Hydrogen sulfide (H(2)S) is gaining acceptance as a signaling molecule and has been shown to elicit a variety of biological effects at concentrations between 10 and 1000 micromol/l. Dissolved H(2)S is a weak acid in equilibrium with HS(-) and S(2-) and under physiological conditions these species, collectively referred to as sulfide, exist in the approximate ratio of 20% H(2)S, 80% HS(-) and 0% S(2-). Numerous analyses over the past 8 years have reported plasma or blood sulfide concentrations also in this range, typically between 30 and 300 micromol/l, thus supporting the biological studies. However, there is some question whether or not these concentrations are physiological. First, many of these values have been obtained from indirect methods using relatively harsh chemical conditions.

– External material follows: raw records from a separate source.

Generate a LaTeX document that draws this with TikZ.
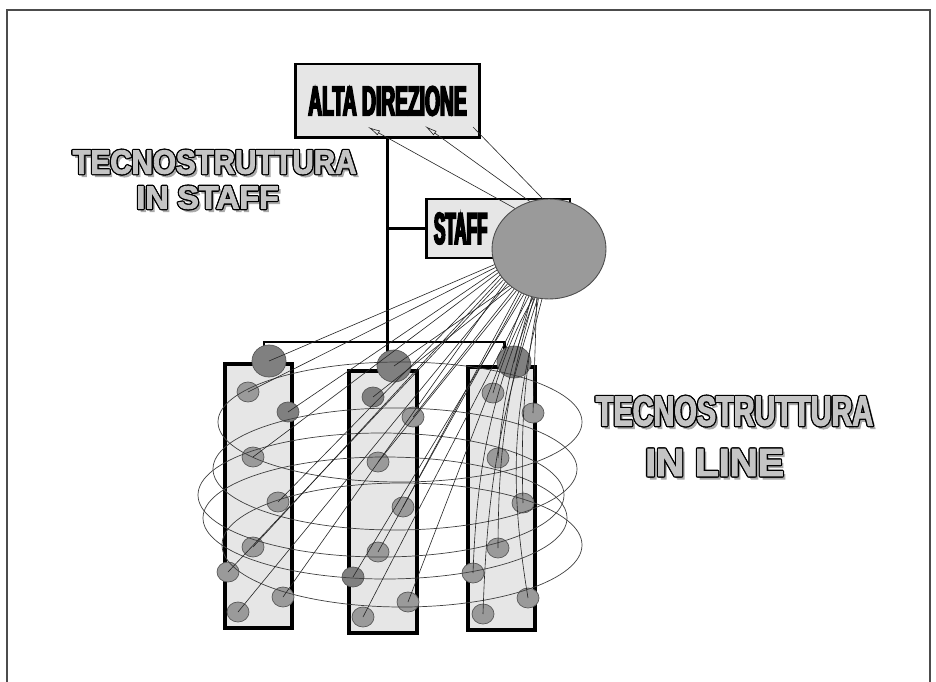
\documentclass[tikz,border=0pt]{standalone}
\usepackage{fontspec}
\setmainfont{Liberation Sans}
\newfontfamily\altafont{Liberation Sans}[FakeStretch=0.46, BoldFeatures={FakeBold=4}]
\newfontfamily\stafffont{Liberation Sans}[FakeStretch=0.38, BoldFeatures={FakeBold=4}]
\newfontfamily\tecnoleft{Liberation Sans}[FakeStretch=0.88, BoldFeatures={FakeBold=2.5}]
\newfontfamily\tecnoright{Liberation Sans}[FakeStretch=0.69, BoldFeatures={FakeBold=2.5}]
\newfontfamily\tecnoplain{Liberation Sans}[BoldFeatures={FakeBold=2.5}]
\usetikzlibrary{
	arrows.meta,
	positioning,
	shapes.geometric
}

\definecolor{boxgray}{HTML}{E6E6E6}
\definecolor{ballgray}{HTML}{9A9A9A}
\definecolor{balldark}{HTML}{808080}
\definecolor{lettergray}{HTML}{C4C4C4}
\definecolor{shadegray}{HTML}{AAAAAA}

\newcommand\wordlayer[4]{\rlap{\hspace*{#1}\raisebox{#2}{\color{#3}#4}}}
\newcommand\hollowword[1]{%
	\wordlayer{1.5pt}{-1.8pt}{shadegray}{#1}%
	\wordlayer{-0.75pt}{0pt}{black}{#1}%
	\wordlayer{0.75pt}{0pt}{black}{#1}%
	\wordlayer{0pt}{0.75pt}{black}{#1}%
	\wordlayer{0pt}{-0.75pt}{black}{#1}%
	\wordlayer{0.53pt}{0.53pt}{black}{#1}%
	\wordlayer{-0.53pt}{-0.53pt}{black}{#1}%
	\wordlayer{0.53pt}{-0.53pt}{black}{#1}%
	\wordlayer{-0.53pt}{0.53pt}{black}{#1}%
	\wordlayer{0pt}{0pt}{lettergray}{#1}%
	\hphantom{#1}}

\begin{document}
\begin{tikzpicture}[
			x=0.02cm, y=-0.02cm,
			frame/.style={draw=black!70, line width=0.8pt},
			fat/.style={line width=1.7pt, line join=miter},
			boxnode/.style={draw, line width=1.7pt, fill=boxgray, inner sep=0},
			column/.style={draw, line width=2.2pt, fill=boxgray, inner sep=0},
			ball/.style={ellipse, draw=black!65, line width=0.4pt, fill=ballgray, minimum width=0.44cm, minimum height=0.40cm, inner sep=0},
			darkball/.style={ball, fill=balldark},
			head/.style={ball, fill=balldark, minimum width=0.68cm, minimum height=0.64cm},
			blob/.style={ellipse, draw=black!70, line width=0.5pt, fill=ballgray, minimum width=2.28cm, minimum height=2cm, inner sep=0},
			ring/.style={draw=black!75, line width=0.4pt},
			thread/.style={black!85, line width=0.35pt},
			word/.style={inner sep=0}
		]

		\useasboundingbox (0,0) rectangle (936,682);
		\draw[frame] (7,682) -- (7,10) -- (930,10) -- (930,682);

		% boxes
		\node[boxnode, minimum width=3.7cm, minimum height=1.48cm] (alta) at (387.5,101) {\altafont\bfseries\fontsize{23.8pt}{24pt}\selectfont ALTA DIREZIONE};
		\node[boxnode, inner xsep=0.16cm, text width=2.56cm, align=left, minimum height=1.18cm] (staff) at (498,228.5) {\stafffont\bfseries\fontsize{25.4pt}{26pt}\selectfont STAFF};

		\node[column, minimum width=1.34cm, minimum height=5.28cm] (col1) at (258.5,496) {};
		\node[column, minimum width=1.36cm, minimum height=5.24cm] (col2) at (383,502) {};
		\node[column, minimum width=1.34cm, minimum height=5.26cm] (col3) at (501.5,498.5) {};

		% line structure
		\coordinate (barL) at (264,342);
		\coordinate (barR) at (504,342);
		\draw[fat] (alta.south) -- (alta.south |- col2.north);
		\draw[fat] (alta.south |- staff.west) -- (staff.west);
		\draw[fat] (barL |- col1.north) -- (barL) -- (barR) -- (barR |- col3.north);

		% units inside the columns
		\node[head] (lh) at (269,361) {};
		\node[ball] (l1) at (248,392) {};
		\node[darkball] (l2) at (288,412) {};
		\node[ball] (l3) at (253,457) {};
		\node[ball] (l4) at (278,502) {};
		\node[ball] (l5) at (253,547) {};
		\node[ball] (l6) at (228,572) {};
		\node[ball] (l7) at (283,597) {};
		\node[ball] (l8) at (238,612) {};

		\node[head] (mh) at (394,366) {};
		\node[darkball] (m1) at (373,397) {};
		\node[ball] (m2) at (413,417) {};
		\node[ball] (m3) at (378,462) {};
		\node[ball] (m4) at (403,507) {};
		\node[ball] (m5) at (378,552) {};
		\node[darkball] (m6) at (353,577) {};
		\node[ball] (m7) at (408,602) {};
		\node[ball] (m8) at (363,617) {};

		\node[head] (rh) at (514,362) {};
		\node[ball] (r1) at (493,393) {};
		\node[ball] (r2) at (533,413) {};
		\node[ball] (r3) at (498,458) {};
		\node[ball] (r4) at (523,503) {};
		\node[ball] (r5) at (498,548) {};
		\node[ball] (r6) at (473,573) {};
		\node[ball] (r7) at (528,598) {};
		\node[ball] (r8) at (483,614) {};

		% rings
		\draw[ring] (400,422) ellipse [x radius=182, y radius=60];
		\draw[ring] (395,469) ellipse [x radius=182, y radius=61];
		\draw[ring] (381,495) ellipse [x radius=183, y radius=62];
		\draw[ring] (385,518) ellipse [x radius=182, y radius=61];
		\draw[ring] (402,545) ellipse [x radius=180, y radius=62];

		\node[blob] (tecno) at (549,249) {};

		% threads from the staff unit
		\draw[thread] (tecno.196) -- (lh.center);
		\draw[thread] (tecno.199) -- (l1.center);
		\draw[thread] (tecno.202) -- (l2.center);
		\draw[thread] (tecno.205) -- (l3.center);
		\draw[thread] (tecno.208) -- (l4.center);
		\draw[thread] (tecno.211) -- (l5.center);
		\draw[thread] (tecno.214) -- (l6.center);
		\draw[thread] (tecno.217) -- (l7.center);
		\draw[thread] (tecno.220) -- (l8.center);
		\draw[thread] (tecno.223) -- (mh.center);
		\draw[thread] (tecno.226) -- (m1.center);
		\draw[thread] (tecno.229) -- (m2.center);
		\draw[thread] (tecno.232) -- (m3.center);
		\draw[thread] (tecno.235) -- (m4.center);
		\draw[thread] (tecno.238) -- (m5.center);
		\draw[thread] (tecno.241) -- (m6.center);
		\draw[thread] (tecno.244) -- (m7.center);
		\draw[thread] (tecno.247) -- (m8.center);
		\draw[thread] (tecno.250) -- (rh.center);
		\draw[thread] (tecno.252) to[bend right=6] (r1.center);
		\draw[thread] (tecno.256) -- (r2.center);
		\draw[thread] (tecno.254) to[bend right=8] (r3.center);
		\draw[thread] (tecno.258) to[bend right=6] (r4.center);
		\draw[thread] (tecno.253) to[bend right=8] (r5.center);
		\draw[thread] (tecno.251) to[bend right=10] (r6.center);
		\draw[thread] (tecno.262) to[bend right=12] (r7.center);
		\draw[thread] (tecno.257) to[bend right=8] (r8.center);

		% back to the top
		\coordinate (a1) at (368,127);
		\coordinate (a2) at (425,126);
		\coordinate (a3) at (473,127);
		\draw[thread, -{Latex[open, length=7pt, width=3pt]}] (tecno.130) -- (a1);
		\draw[thread, -{Latex[open, length=7pt, width=3pt]}] (tecno.112) -- (a2);
		\draw[thread] (tecno.97) -- (a3);

		% titles
		\node[word] (staffline) at (214.5,163) {\hollowword{\tecnoleft\bfseries\fontsize{19.1pt}{20pt}\selectfont TECNOSTRUTTURA}};
		\node[word, below=0.14cm of staffline, xshift=-0.14cm] (staffname) {\hollowword{\tecnoplain\bfseries\fontsize{18.3pt}{19pt}\selectfont IN STAFF}};
		\node[word] (lineline) at (734.5,412) {\hollowword{\tecnoright\bfseries\fontsize{23.8pt}{24pt}\selectfont TECNOSTRUTTURA}};
		\node[word, below=0.36cm of lineline, xshift=-0.4cm] (linename) {\hollowword{\tecnoplain\bfseries\fontsize{22.2pt}{23pt}\selectfont IN LINE}};
	\end{tikzpicture}
\end{document}
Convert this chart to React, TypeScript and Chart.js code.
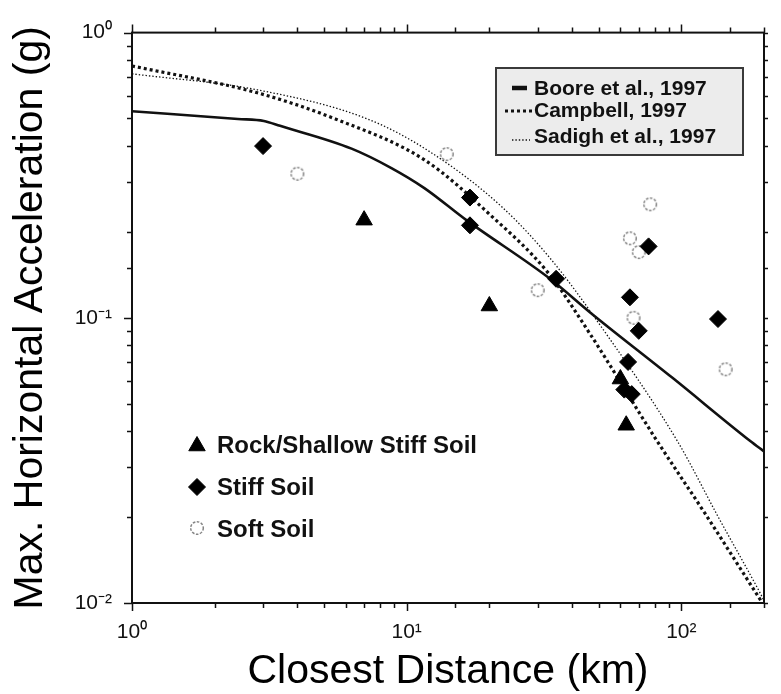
import React, { useEffect, useRef } from 'react';
import { Chart, registerables } from 'chart.js';
import { drawPoint } from 'chart.js/helpers';

Chart.register(...registerables);

const FONT = "'Liberation Sans', Arial, Helvetica, sans-serif";

// Attenuation relations: closest distance (km) vs. peak horizontal acceleration (g)
const booreDist = [1, 2.43, 3.02, 3.46, 6.3, 8.8, 11.6, 16.5, 33.6, 46.8, 92.6, 178.7, 200];
const booreAcc = [0.53, 0.498, 0.49, 0.471, 0.392, 0.335, 0.285, 0.22, 0.136, 0.104, 0.0617, 0.0369, 0.034];
const campbellDist = [1, 2.86, 5.5, 11.6, 20, 32.7, 46.8, 81, 122, 191, 200];
const campbellAcc = [0.764, 0.615, 0.498, 0.358, 0.231, 0.144, 0.087, 0.0374, 0.0206, 0.0105, 0.0098];
const sadighDist = [1, 2.86, 7.2, 12, 22.3, 33.6, 50.7, 97, 136, 194, 200];
const sadighAcc = [0.717, 0.63, 0.498, 0.385, 0.244, 0.16, 0.094, 0.0368, 0.0201, 0.0108, 0.0102];

// Recorded peak accelerations grouped by site class
const rockDist = [7, 20, 60, 63];
const rockAcc = [0.22, 0.11, 0.061, 0.042];
const stiffDist = [3, 17, 17, 35, 65, 76, 70, 136, 64, 62, 66];
const stiffAcc = [0.4, 0.264, 0.211, 0.137, 0.118, 0.178, 0.09, 0.099, 0.07, 0.056, 0.054];
const softDist = [4, 14, 30, 77, 65, 70, 67, 145];
const softAcc = [0.32, 0.375, 0.125, 0.25, 0.19, 0.17, 0.1, 0.066];

const modelLabels = ['Boore et al., 1997', 'Campbell, 1997', 'Sadigh et al., 1997'];
const siteLabels = ['Rock/Shallow Stiff Soil', 'Stiff Soil', 'Soft Soil'];

const xTickValues = [1, 10, 100];
const xTickLabels = ['10\u2070', '10\u00b9', '10\u00b2'];
const yTickValues = [0.01, 0.1, 1];
const yTickLabels = ['10\u207b\u00b2', '10\u207b\u00b9', '10\u2070'];

const zip = (xs: number[], ys: number[]) => xs.map((x, i) => ({ x, y: ys[i] }));

const labelFor = (values: number[], labels: string[]) => (v: number | string) => {
  const n = Number(v);
  const i = values.findIndex((t) => Math.abs(Math.log10(t) - Math.log10(n)) < 1e-6);
  return i >= 0 ? labels[i] : '';
};

const isDecade = (v: number) => Math.abs(Math.log10(v) - Math.round(Math.log10(v))) < 1e-6;

// Open circle with a broken outline, used as the soft-soil marker
function makeOpenCircle(): HTMLCanvasElement {
  const c = document.createElement('canvas');
  c.width = 18;
  c.height = 18;
  const g = c.getContext('2d')!;
  g.strokeStyle = '#858585';
  g.lineWidth = 1.5;
  g.setLineDash([2.6, 1.5]);
  g.beginPath();
  g.arc(9, 9, 6.3, 0, Math.PI * 2);
  g.stroke();
  return c;
}

// Plot frame with outward tick marks on all four sides
const framePlugin = {
  id: 'frameTicks',
  afterDraw(chart: any) {
    const { ctx, chartArea: a, scales } = chart;
    ctx.save();
    ctx.strokeStyle = '#111';
    ctx.lineWidth = 1.5;
    ctx.beginPath();
    for (const t of scales.x.ticks) {
      const px = Math.round(scales.x.getPixelForValue(t.value)) + 0.5;
      const len = isDecade(t.value) ? 8 : 5;
      ctx.moveTo(px, a.bottom);
      ctx.lineTo(px, a.bottom + len);
      ctx.moveTo(px, a.top);
      ctx.lineTo(px, a.top - len);
    }
    for (const t of scales.y.ticks) {
      const py = Math.round(scales.y.getPixelForValue(t.value)) + 0.5;
      const len = isDecade(t.value) ? 8 : 5;
      ctx.moveTo(a.left, py);
      ctx.lineTo(a.left - len, py);
      ctx.moveTo(a.right, py);
      ctx.lineTo(a.right + Math.min(len, 4), py);
    }
    ctx.stroke();
    ctx.lineWidth = 2;
    ctx.strokeRect(a.left, a.top, a.right - a.left, a.bottom - a.top);
    ctx.restore();
  },
};

// Model legend box (upper right) and site-class legend (lower left)
const legendPlugin = {
  id: 'keyLegends',
  afterDraw(chart: any) {
    const { ctx } = chart;
    const ds = chart.data.datasets;
    ctx.save();

    ctx.fillStyle = '#ececec';
    ctx.fillRect(496, 68, 247, 87);
    ctx.strokeStyle = '#3a3a3a';
    ctx.lineWidth = 2;
    ctx.strokeRect(496, 68, 247, 87);

    ctx.font = `bold 21px ${FONT}`;
    ctx.textBaseline = 'alphabetic';
    ctx.textAlign = 'left';
    ctx.fillStyle = '#111';
    const rows = [
      { base: 95, lineY: 88, x0: 512, x1: 527 },
      { base: 117, lineY: 111, x0: 505, x1: 533 },
      { base: 143, lineY: 140, x0: 512, x1: 530 },
    ];
    rows.forEach((r, i) => {
      const d = ds[i];
      ctx.save();
      ctx.strokeStyle = '#111';
      ctx.lineWidth = i === 0 ? 4.5 : d.borderWidth;
      ctx.setLineDash(d.borderDash || []);
      ctx.beginPath();
      ctx.moveTo(r.x0, r.lineY);
      ctx.lineTo(r.x1, r.lineY);
      ctx.stroke();
      ctx.restore();
      ctx.fillText(modelLabels[i], 534, r.base);
    });

    ctx.font = `bold 24px ${FONT}`;
    const siteRows = [
      { y: 446, base: 453 },
      { y: 487, base: 495 },
      { y: 528, base: 537 },
    ];
    siteRows.forEach((r, i) => {
      const d = ds[3 + i];
      ctx.save();
      ctx.fillStyle = d.backgroundColor;
      ctx.strokeStyle = d.borderColor;
      ctx.lineWidth = d.borderWidth;
      drawPoint(ctx, { pointStyle: d.pointStyle, radius: d.pointRadius, borderWidth: d.borderWidth, rotation: 0 }, 197, r.y);
      ctx.restore();
      ctx.fillStyle = '#111';
      ctx.fillText(siteLabels[i], 217, r.base);
    });
    ctx.restore();
  },
};

export default function App() {
  const canvasRef = useRef<HTMLCanvasElement | null>(null);

  useEffect(() => {
    const canvas = canvasRef.current;
    if (!canvas) return;
    const openCircle = makeOpenCircle();
    const chart = new Chart(canvas, {
      type: 'scatter',
      data: {
        datasets: [
          {
            label: modelLabels[0],
            data: zip(booreDist, booreAcc),
            showLine: true,
            borderColor: '#111',
            borderWidth: 2.6,
            pointRadius: 0,
            cubicInterpolationMode: 'monotone',
            order: 2,
          },
          {
            label: modelLabels[1],
            data: zip(campbellDist, campbellAcc),
            showLine: true,
            borderColor: '#111',
            borderWidth: 3.2,
            borderDash: [3, 3],
            pointRadius: 0,
            cubicInterpolationMode: 'monotone',
            order: 2,
          },
          {
            label: modelLabels[2],
            data: zip(sadighDist, sadighAcc),
            showLine: true,
            borderColor: '#111',
            borderWidth: 1.3,
            borderDash: [1.4, 2],
            pointRadius: 0,
            cubicInterpolationMode: 'monotone',
            order: 2,
          },
          {
            label: siteLabels[0],
            data: zip(rockDist, rockAcc),
            pointStyle: 'triangle',
            pointRadius: 9.5,
            backgroundColor: '#000',
            borderColor: '#000',
            borderWidth: 1,
            order: 0,
          },
          {
            label: siteLabels[1],
            data: zip(stiffDist, stiffAcc),
            pointStyle: 'rectRot',
            pointRadius: 8.5,
            backgroundColor: '#000',
            borderColor: '#000',
            borderWidth: 1,
            order: 0,
          },
          {
            label: siteLabels[2],
            data: zip(softDist, softAcc),
            pointStyle: openCircle,
            pointRadius: 6.5,
            backgroundColor: 'rgba(255,255,255,0)',
            borderColor: '#858585',
            borderWidth: 1.5,
            order: 0,
          },
        ],
      },
      options: {
        animation: false,
        responsive: false,
        maintainAspectRatio: false,
        layout: { padding: { top: 22, right: 4, left: 0, bottom: 0 } },
        plugins: { legend: { display: false }, tooltip: { enabled: false } },
        scales: {
          x: {
            type: 'logarithmic',
            min: 1,
            max: 200,
            position: 'bottom',
            grid: { display: false, drawTicks: false },
            border: { display: false },
            ticks: {
              autoSkip: false,
              maxRotation: 0,
              padding: 17,
              color: '#111',
              font: { family: FONT, size: 21 },
              callback: labelFor(xTickValues, xTickLabels),
            },
            title: {
              display: true,
              text: 'Closest Distance (km)',
              color: '#000',
              font: { family: FONT, size: 41, lineHeight: 1 },
              padding: { top: 0, bottom: 2 },
            },
            afterFit: (s: any) => {
              s.height = 91;
            },
          },
          y: {
            type: 'logarithmic',
            min: 0.01,
            max: 1,
            position: 'left',
            grid: { display: false, drawTicks: false },
            border: { display: false },
            ticks: {
              autoSkip: false,
              padding: 20,
              color: '#111',
              font: { family: FONT, size: 21 },
              callback: labelFor(yTickValues, yTickLabels),
            },
            title: {
              display: true,
              text: 'Max. Horizontal Acceleration (g)',
              color: '#000',
              font: { family: FONT, size: 41, lineHeight: 1 },
              padding: { top: 10, bottom: 0 },
            },
            afterFit: (s: any) => {
              s.width = 132;
            },
          },
        },
      } as any,
      plugins: [framePlugin, legendPlugin],
    });
    return () => chart.destroy();
  }, []);

  return (
    <div style={{ position: 'absolute', left: 0, top: 0, width: 781, height: 694, background: '#fff' }}>
      <canvas ref={canvasRef} width={781} height={694} style={{ display: 'block', width: 781, height: 694 }} />
    </div>
  );
}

Second, most studies conducted prior to 2000 failed to find blood sulfide in micromolar concentrations while others showed that radiolabeled (35)S-sulfide is rapidly removed from blood and that mammals have a relatively high capacity to metabolize exogenously administered sulfide. Very recent studies using H(2)S gas-sensing electrodes to directly measure sulfide in plasma or blood, or HPLC analysis of head-space gas, have also indicated that sulfide does not circulate at micromolar levels and is rapidly consumed by blood or tissues. Third, micromolar concentrations of sulfide in blood or exhaled air should be, but are not, malodorous. Fourth, estimates of dietary sulfur necessary to sustain micromolar levels of plasma sulfide greatly exceed the daily intake. Collectively, these studies imply that many of the biological effects of sulfide are only achieved at supra-physiological concentrations and they question whether circulating sulfide is a physiologically relevant signaling molecule. This review examines the blood/plasma sulfide measurements that have been reported over the past 30 years from the perspective of the analytical methods used and the potential sources of error.